Actually, two bills on the JDF are pending at House. Tupas's measure is not only about abolishing the JDF but also setting up in its stead the Judiciary Support Fund (JSF), which is subject of stringent controls. Another bill filed by Ilocos Norte Rep. Rodolfo Fariñas seeks to retain the JDF but with more controls. The two bills are set to be consolidated.

But I don't think all Cebu City lawyers are with Bathan. Yesterday, I heard one IBP member (I won't name him because I didn't ask permission from him to do so) contradict the claim that the House touching the JDF is unconstitutional. His line was that the JDF is a creation of law and lawmakers can introduce changes to that law.

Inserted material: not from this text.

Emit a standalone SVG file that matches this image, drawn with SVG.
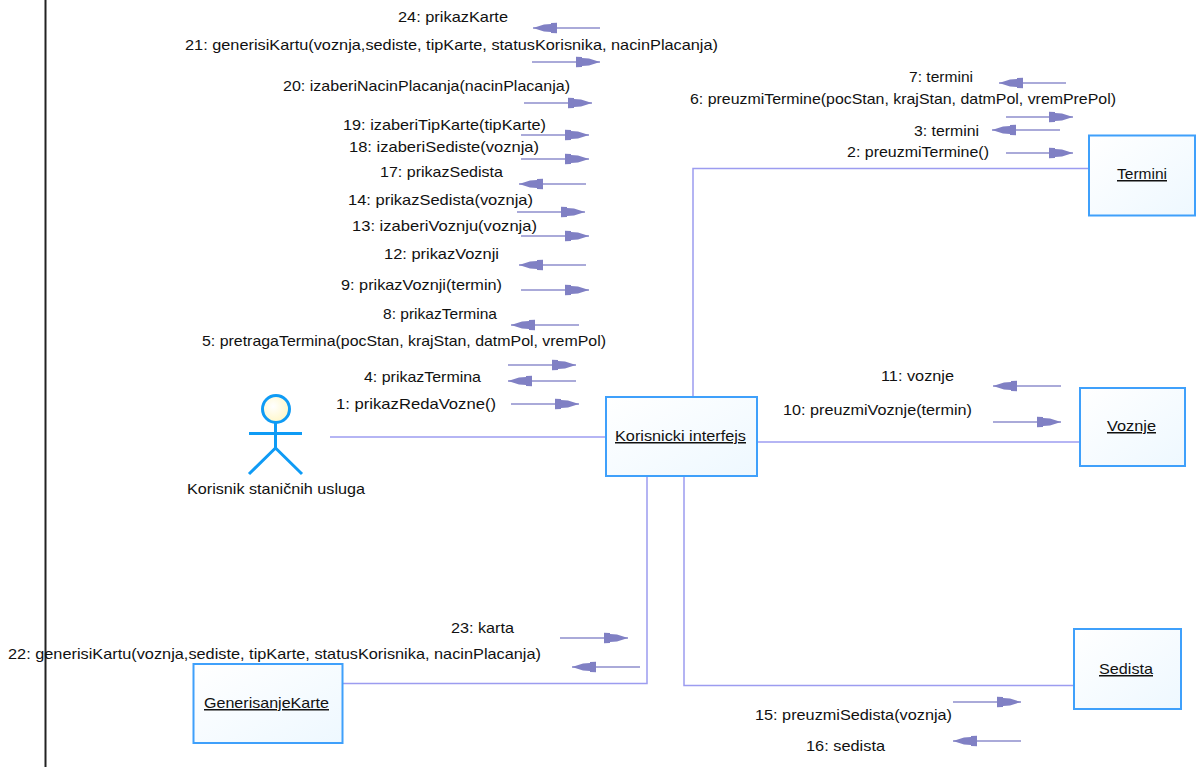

By the way, if the initiatives of Tupas and Fariñas gain ground in the House and the Senate, would IBP Cebu City Chapter bring the matter to the SC? Of course it's a no-brainer how the SC will decide on the issue. Wouldn't that spark a constitutional crisis? But I am digressing there.

To be specific, the JDF was created by the late dictator Ferdinand Marcos through Presidential Decree 1949 that he signed on July 18, 1984. Marcos's supposed intention in setting up the JDF was to ensure the economic independence of the judiciary.

But note the year Marcos created the JDF. That was around three years after he "lifted" Martial Law and almost a year after former senator Benigno "Ninoy" Aquino Jr., President Noynoy Aquino's father, was assassinated. The Marcos administration was beleaguered. There was therefore this belief that the JDF was created so Marcos could secure the loyalty of the judiciary.

Anyway, the JDF is controlled by the chief justice, according to PD 1949. (Reports say that from August 2012 to July 2013 alone, total JDF collections from legal fees have reached P1 billion). But the JDF is subject to the scrutiny of the Commission on Audit (COA).

Still, the JDF can be an issue from time to time. Remember the impeachment complaint against Cebuano Hilario Davide Jr., Gov. Junjun Davide's father, when he was still SC chief justice? While the complaint was junked, its basis was the supposed misuse of the JDF.

What I am saying is that the SC and the judiciary should welcome the review of the JDF and the introduction of reforms with the goal of ensuring that the money won't be misused. They can have their voices heard by Congress, which I say should also consult them.

I agree that the timing of the House initiative could be wrong. It should have been done before the SC shot down the PDAF and the DAP so accusations of ill-motive won't be attached to the move. But it is precisely because the PDAF and the DAP were shot down that we are going through this process of laying down mechanisms to protect government funds.

There should be no exemptions from this cleansing process.


Published in the Sun.Star Cebu newspaper on July 23, 2014.